Я не знаю, где встретиться
Нам придется с тобой,
Глобус крутится, вертится,
Словно шар голубой…
У этой песни, исполнявшейся на мотив шуточной песенки Михаила Светлова, поразительная судьба: она стала одной из самых любимых песен туристов, и не только туристов. Я слышал ее и на Клухорском перевале, и в Сванетии, и на Эльбрусе, и в Сибири, на Енисее. Для туристов она стала настолько своей, что неизвестные авторы присочиняли к ней десятки новых куплетов, а имя настоящего автора знают далеко не все, кто ее пел, да и сейчас поет.
Передачи Львовского, подписанные другими, давали ему средства к существованию и отвлекали от мрачных мыслей и предчувствий.
К этому времени в его жизни произошло серьезное событие – он разошелся со своей первой женой и стал мужем Лены Махлах. Все ее звали Лялей. Брак этот был на редкость удачным. Прекрасный редактор, она стала его верным помощником и другом, сумела создать ему самые благоприятные условия для его жизни и творчества. Он стал спокойней, уравновешенней, к нему вернулись его юмор и живость восприятия.
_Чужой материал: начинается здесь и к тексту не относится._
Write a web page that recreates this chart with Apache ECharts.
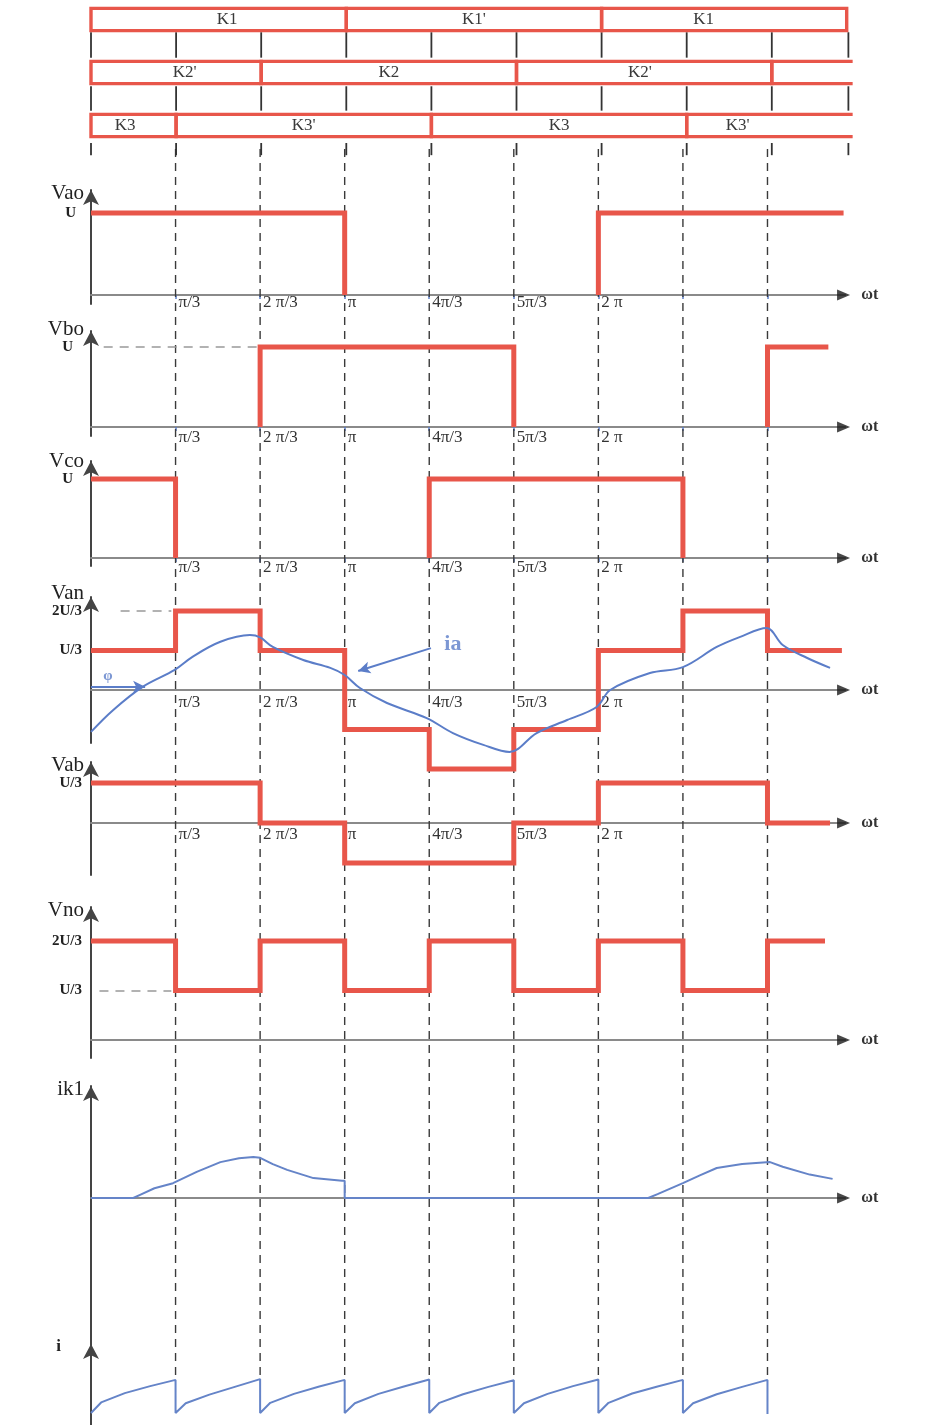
<!DOCTYPE html>
<html>
<head>
<meta charset="utf-8">
<script src="https://cdn.jsdelivr.net/npm/echarts@6/dist/echarts.min.js"></script>
<style>
html,body{margin:0;padding:0;background:#fff}
#c{width:944px;height:1425px}
</style>
</head>
<body>
<div id="c"></div>
<script>
// x values are measured in steps of π/3
const tickValues = [1, 2, 3, 4, 5, 6];
const tickLabels = ['π/3', '2 π/3', 'π', '4π/3', '5π/3', '2 π'];
const guideLines = [1, 2, 3, 4, 5, 6, 7, 8];

// switch conduction table
const swStart  = [0, 3, 6, 0, 2, 5, 8, 0, 1, 4, 7];
const swEnd    = [3, 6, 8.88, 2, 5, 8, 8.95, 1, 4, 7, 8.95];
const swRow    = [0, 0, 0, 1, 1, 1, 1, 2, 2, 2, 2];
const swName   = ['K1', "K1'", 'K1', "K2'", 'K2', "K2'", '', 'K3', "K3'", 'K3', "K3'"];
const swLabelX = [1.6, 4.5, 7.2, 1.1, 3.5, 6.45, 8.5, 0.4, 2.5, 5.5, 7.6];
const swClosed = [1, 1, 1, 1, 1, 1, 0, 1, 1, 1, 0];
const swTicks  = [0, 1, 2, 3, 4, 5, 6, 7, 8, 8.9];

// phase-to-midpoint voltages (units of U)
const vaoEdges = [0, 3, 6, 8.9];          const vaoLevels = [1, 0, 1];
const vboEdges = [0, 2, 5, 8, 8.72];      const vboLevels = [0, 1, 0, 1];
const vcoEdges = [0, 1, 4, 7, 8.9];       const vcoLevels = [1, 0, 1, 0];
// phase-to-neutral, line and neutral voltages (units of U/3)
const vanEdges = [0, 1, 2, 3, 4, 5, 6, 7, 8, 8.88]; const vanLevels = [1, 2, 1, -1, -2, -1, 1, 2, 1];
const vabEdges = [0, 2, 3, 5, 6, 8, 8.74];           const vabLevels = [1, 0, -1, 0, 1, 0];
const vnoEdges = [0, 1, 2, 3, 4, 5, 6, 7, 8, 8.68]; const vnoLevels = [2, 1, 2, 1, 2, 1, 2, 1, 2];

// load current ia
const iaX = [0, 0.26, 0.61, 0.99, 1.2, 1.53, 1.88, 2.0, 2.15, 2.51, 2.83, 3.0, 3.18, 3.5, 3.97, 4.28, 4.64, 4.95, 5.27, 5.63, 5.98, 6.14, 6.61, 7.0, 7.4, 7.67, 7.99, 8.18, 8.47, 8.74];
const iaY = [-1.06, -0.51, 0.08, 0.51, 0.84, 1.22, 1.39, 1.33, 1.09, 0.76, 0.56, 0.38, 0.05, -0.33, -0.71, -1.09, -1.39, -1.57, -1.09, -0.76, -0.43, 0.0, 0.43, 0.58, 1.09, 1.34, 1.57, 1.14, 0.81, 0.56];

// switch K1 current
const ik1X = [0, 0.5, 0.58, 0.75, 0.97, 1.25, 1.53, 1.75, 1.92, 2.0, 2.15, 2.32, 2.63, 2.97, 3.0, 3.0, 6.59, 6.7, 6.85, 7.0, 7.2, 7.4, 7.7, 8.03, 8.18, 8.5, 8.77];
const ik1Y = [0, 0, 0.08, 0.25, 0.38, 0.67, 0.92, 1.02, 1.05, 1.03, 0.87, 0.72, 0.51, 0.44, 0.44, 0, 0, 0.1, 0.24, 0.38, 0.58, 0.77, 0.87, 0.92, 0.8, 0.6, 0.49];

// DC-link current
const iX = [0, 0.12, 0.4, 0.7, 1, 1, 1.12, 1.4, 1.7, 2, 2, 2.12, 2.4, 2.7, 3, 3, 3.12, 3.4, 3.7, 4, 4, 4.12, 4.4, 4.7, 5, 5, 5.12, 5.4, 5.7, 6, 6, 6.12, 6.4, 6.7, 7, 7, 7.12, 7.4, 7.7, 8, 8];
const iY = [0.31, 0.58, 0.82, 1.0, 1.16, 0.31, 0.56, 0.78, 0.98, 1.18, 0.31, 0.57, 0.8, 0.99, 1.16, 0.31, 0.56, 0.8, 0.99, 1.17, 0.31, 0.57, 0.79, 0.98, 1.15, 0.31, 0.56, 0.8, 1.0, 1.17, 0.31, 0.57, 0.81, 0.99, 1.16, 0.31, 0.56, 0.79, 0.98, 1.16, 0.28];

const SERIF = '"Liberation Serif", "DejaVu Serif", serif';
const RED = '#e8564a', BLUE = '#5b7dc8', BLUE2 = '#6584c8';
const AXIS = '#8a8a8a', YAXIS = '#444', DASH = '#3a3a3a';
const LEFT = 91, UNIT_X = 84.56, XMAX = 8.92, ARROW_X = 8.9;
const WIDTH = XMAX * UNIT_X;

function zip(xs, ys) { return xs.map((x, i) => [x, ys[i]]); }

// step waveform; zero-level stretches can be left undrawn
function stepPoints(edges, levels, hideZero) {
  const pts = [];
  let hidden = false;
  for (let i = 0; i < levels.length; i++) {
    const x0 = edges[i], x1 = edges[i + 1], v = levels[i];
    if (hideZero && v === 0) {
      if (pts.length) { pts.push([x0, 0]); pts.push([x0, '-']); }
      hidden = true;
      continue;
    }
    if (hidden) pts.push([x0, 0]);
    hidden = false;
    pts.push([x0, v]);
    pts.push([x1, v]);
  }
  return pts;
}

// labelMargin is measured from the bottom edge of each panel
const panels = [
  { name: 'Vao', top: 190, axis: 295, bottom: 304, unit: 82, yTicks: [1], yLabels: ['U'], yMargin: 15, xLabels: true, labelMargin: -10, blueTicks: true },
  { name: 'Vbo', top: 331, axis: 427, bottom: 436, unit: 80, yTicks: [1], yLabels: ['U'], yMargin: 18, xLabels: true, labelMargin: -7, blueTicks: true },
  { name: 'Vco', top: 461, axis: 558, bottom: 566, unit: 79, yTicks: [1], yLabels: ['U'], yMargin: 18, xLabels: true, labelMargin: -7, blueTicks: true },
  { name: 'Van', top: 597, axis: 690, bottom: 743, unit: 39.5, yTicks: [2, 1], yLabels: ['2U/3', 'U/3'], yMargin: 9, xLabels: true, labelMargin: -49 },
  { name: 'Vab', top: 762, axis: 823, bottom: 875, unit: 40, yTicks: [1], yLabels: ['U/3'], yMargin: 9, xLabels: true, labelMargin: -49 },
  { name: 'Vno', top: 907, axis: 1040, bottom: 1058, unit: 49.5, yTicks: [2, 1], yLabels: ['2U/3', 'U/3'], yMargin: 9 },
  { name: 'ik1', top: 1086, axis: 1198, bottom: 1425, unit: 39, yTicks: [], yLabels: [], yMargin: 9 },
  { name: 'i', top: 1344, axis: 1425, bottom: 1425, unit: 38.9, yTicks: [], yLabels: [], yMargin: 9, noX: true, bold: true, namePad: 30 }
];

const grids = [], xAxes = [], yAxes = [], series = [];

// grid 0: switch table
grids.push({ left: LEFT, top: 0, width: 9 * 85.1, height: 160 });
xAxes.push({ gridIndex: 0, type: 'value', min: 0, max: 9, show: false });
yAxes.push({ gridIndex: 0, type: 'value', min: -0.368, max: 2.651, inverse: true, show: false });

// grid 1: dashed guide lines through all traces
grids.push({ left: LEFT, top: 147, width: WIDTH, height: 1228 });
xAxes.push({ gridIndex: 1, type: 'value', min: 0, max: XMAX, show: false });
yAxes.push({ gridIndex: 1, type: 'value', min: 0, max: 1, show: false });

panels.forEach((p, k) => {
  const gi = k + 2;
  p.gi = gi;
  grids.push({ left: LEFT, top: p.top, width: WIDTH, height: p.bottom - p.top });
  xAxes.push({
    gridIndex: gi, type: 'value', min: 0, max: XMAX,
    axisLine: { show: !p.noX, onZero: true, lineStyle: { color: AXIS, width: 2 } },
    axisTick: p.blueTicks
      ? { show: true, customValues: guideLines, length: 4, lineStyle: { color: BLUE, width: 1.5 } }
      : { show: false },
    axisLabel: p.xLabels
      ? { show: true, customValues: tickValues, formatter: v => tickLabels[tickValues.indexOf(v)],
          align: 'left', margin: p.labelMargin, padding: [0, 0, 0, 3], fontFamily: SERIF, fontSize: 17, color: '#333' }
      : { show: false },
    splitLine: { show: false },
    name: p.noX ? '' : 'ωt', nameLocation: 'end', nameGap: 16,
    nameTextStyle: { fontFamily: SERIF, fontWeight: 'bold', fontSize: 16, color: '#333', align: 'left', verticalAlign: 'middle' }
  });
  yAxes.push({
    gridIndex: gi, type: 'value',
    min: -(p.bottom - p.axis) / p.unit, max: (p.axis - p.top) / p.unit,
    axisLine: { show: true, onZero: false, symbol: ['none', 'arrow'], symbolSize: [12, 15],
                lineStyle: { color: YAXIS, width: 2 } },
    axisTick: { show: false }, splitLine: { show: false },
    axisLabel: { show: p.yTicks.length > 0, customValues: p.yTicks,
                 formatter: v => p.yLabels[p.yTicks.indexOf(v)],
                 fontFamily: SERIF, fontWeight: 'bold', fontSize: 15, color: '#222', margin: p.yMargin },
    name: p.name, nameLocation: 'end', nameGap: -3,
    nameTextStyle: { fontFamily: SERIF, fontSize: p.bold ? 17 : 21, fontWeight: p.bold ? 'bold' : 'normal',
                     color: '#222', align: 'right', verticalAlign: 'middle', padding: [0, p.namePad || 7, 0, 0] }
  });
  // black arrowhead at the end of the ωt axis
  if (!p.noX) {
    series.push({
      type: 'scatter', xAxisIndex: gi, yAxisIndex: gi, silent: true, z: 6,
      symbol: 'triangle', symbolRotate: -90, symbolSize: [11, 13],
      itemStyle: { color: '#1a1a1a' }, data: [[ARROW_X, 0]]
    });
  }
});

// switch boxes
series.push({
  type: 'custom', xAxisIndex: 0, yAxisIndex: 0, silent: true, z: 5,
  data: swStart.map((s, i) => [s, swEnd[i], swRow[i], swClosed[i], swLabelX[i]]),
  renderItem: (params, api) => {
    const i = params.dataIndex;
    const x0 = api.value(0), x1 = api.value(1), r = api.value(2), closed = api.value(3);
    const a = api.coord([x0, r - 0.21]), b = api.coord([x1, r + 0.21]);
    const t = api.coord([api.value(4), r]);
    const children = [];
    if (closed) {
      children.push({ type: 'rect', shape: { x: a[0], y: a[1], width: b[0] - a[0], height: b[1] - a[1] },
                      style: { fill: 'none', stroke: RED, lineWidth: 3.4 } });
    } else {
      children.push({ type: 'polyline', shape: { points: [[b[0], a[1]], [a[0], a[1]], [a[0], b[1]], [b[0], b[1]]] },
                      style: { fill: 'none', stroke: RED, lineWidth: 3.4 } });
    }
    if (swName[i]) {
      children.push({ type: 'text', x: t[0], y: t[1],
                      style: { text: swName[i], fill: '#3a3a3a', font: '17px ' + SERIF, align: 'center', verticalAlign: 'middle' } });
    }
    return { type: 'group', children };
  }
});

// short separators between table rows
const bands = [[0.24, 0.72], [1.26, 1.72], [2.33, 2.56]];
series.push({
  type: 'custom', xAxisIndex: 0, yAxisIndex: 0, silent: true, z: 4,
  data: swTicks.flatMap(x => bands.map(b => [x, b[0], b[1]])),
  renderItem: (params, api) => {
    const p0 = api.coord([api.value(0), api.value(1)]), p1 = api.coord([api.value(0), api.value(2)]);
    return { type: 'line', shape: { x1: p0[0], y1: p0[1], x2: p1[0], y2: p1[1] },
             style: { stroke: '#333', lineWidth: 1.8 } };
  }
});

// dashed guide lines
series.push({
  type: 'custom', xAxisIndex: 1, yAxisIndex: 1, silent: true, z: 1,
  data: guideLines.map(x => [x, 0]),
  renderItem: (params, api) => {
    const p0 = api.coord([api.value(0), 0]), p1 = api.coord([api.value(0), 1]);
    return { type: 'line', shape: { x1: p0[0], y1: p0[1], x2: p1[0], y2: p1[1] },
             style: { stroke: DASH, lineWidth: 1.4, lineDash: [8, 6] } };
  }
});

function stepSeries(gi, edges, levels, hideZero, ref) {
  const s = {
    type: 'line', xAxisIndex: gi, yAxisIndex: gi, data: stepPoints(edges, levels, hideZero),
    showSymbol: false, connectNulls: false, clip: false, silent: true, z: 3,
    lineStyle: { color: RED, width: 5, join: 'miter', cap: 'butt' }
  };
  if (ref) {
    s.markLine = { silent: true, symbol: 'none', label: { show: false },
                   lineStyle: { color: '#999', type: [9, 7], width: 1.5 },
                   data: [[{ coord: ref[0] }, { coord: ref[1] }]] };
  }
  return s;
}

const G = name => panels.find(p => p.name === name).gi;

series.push(stepSeries(G('Vao'), vaoEdges, vaoLevels, true));
series.push(stepSeries(G('Vbo'), vboEdges, vboLevels, true, [[0.15, 1], [2, 1]]));
series.push(stepSeries(G('Vco'), vcoEdges, vcoLevels, true));
series.push(stepSeries(G('Van'), vanEdges, vanLevels, false, [[0.35, 2], [0.95, 2]]));
series.push(stepSeries(G('Vab'), vabEdges, vabLevels, false));
series.push(stepSeries(G('Vno'), vnoEdges, vnoLevels, false, [[0.1, 1], [0.95, 1]]));

// ia with the φ and ia pointers
series.push({
  type: 'line', xAxisIndex: G('Van'), yAxisIndex: G('Van'), data: zip(iaX, iaY),
  smooth: 0.35, showSymbol: false, clip: false, silent: true, z: 4,
  lineStyle: { color: BLUE, width: 2 },
  markLine: {
    silent: true, symbol: ['none', 'arrow'], symbolSize: [9, 12], label: { show: false },
    lineStyle: { color: BLUE, width: 2, type: 'solid' },
    data: [
      [{ coord: [0, 0.08] }, { coord: [0.64, 0.08] }],
      [{ coord: [4.02, 1.06] }, { coord: [3.16, 0.48] }]
    ]
  }
});
series.push({
  type: 'scatter', xAxisIndex: G('Van'), yAxisIndex: G('Van'), symbolSize: 0, silent: true, z: 5,
  data: [
    { value: [4.28, 1.15], label: { formatter: 'ia', fontSize: 22, fontWeight: 'bold' } },
    { value: [0.2, 0.36], label: { formatter: 'φ', fontSize: 15, fontWeight: 'bold' } }
  ],
  label: { show: true, position: 'inside', color: BLUE, fontFamily: SERIF }
});

series.push({
  type: 'line', xAxisIndex: G('ik1'), yAxisIndex: G('ik1'), data: zip(ik1X, ik1Y),
  showSymbol: false, clip: false, silent: true, z: 4, lineStyle: { color: BLUE2, width: 2 }
});
series.push({
  type: 'line', xAxisIndex: G('i'), yAxisIndex: G('i'), data: zip(iX, iY),
  showSymbol: false, clip: false, silent: true, z: 4, lineStyle: { color: BLUE2, width: 2 }
});

const chart = echarts.init(document.getElementById('c'));
chart.setOption({
  animation: false,
  backgroundColor: '#fff',
  grid: grids, xAxis: xAxes, yAxis: yAxes, series
});
</script>
</body>
</html>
В начале пятидесятых Миша с Вадимом Коростылевым написали пьесу “Димка-невидимка”. Пьесу поставили в Центральном детском театре. Это был дебют не только самих драматургов, но и первая режиссерская работа Олега Ефремова, будущего создателя “Современника”. Пьеса имела успех и шла многие годы.
Так поэт Львовский стал драматургом.
В предвоенное время их было шестеро – молодых, еще не слишком известных поэтов. Именно шестерых называет Самойлов в своих “Памятных записках”: Бориса Слуцкого, Павла Когана, Михаила Кульчицкого, Сергея Наровчатова, Михаила Львовского и себя – Давида Самойлова, в главе, которая называется “Кульчицкий и пятеро”.
На первом своем сборнике “Память”, подаренном Мише, Борис Слуцкий написал: “Михаилу Львовскому – одной шестой той компании, которая несколько изменила ход развития советской поэзии. От другой одной шестой, на память об остальных четырех”.
Михаил Кульчицкий и Павел Коган погибли.
Слуцкий и Самойлов заняли свое место в русской поэзии, место достаточно высокое.
Наровчатов, побывав на высотах литературно-чиновничьего олимпа, больше известен как функционер, чем как поэт.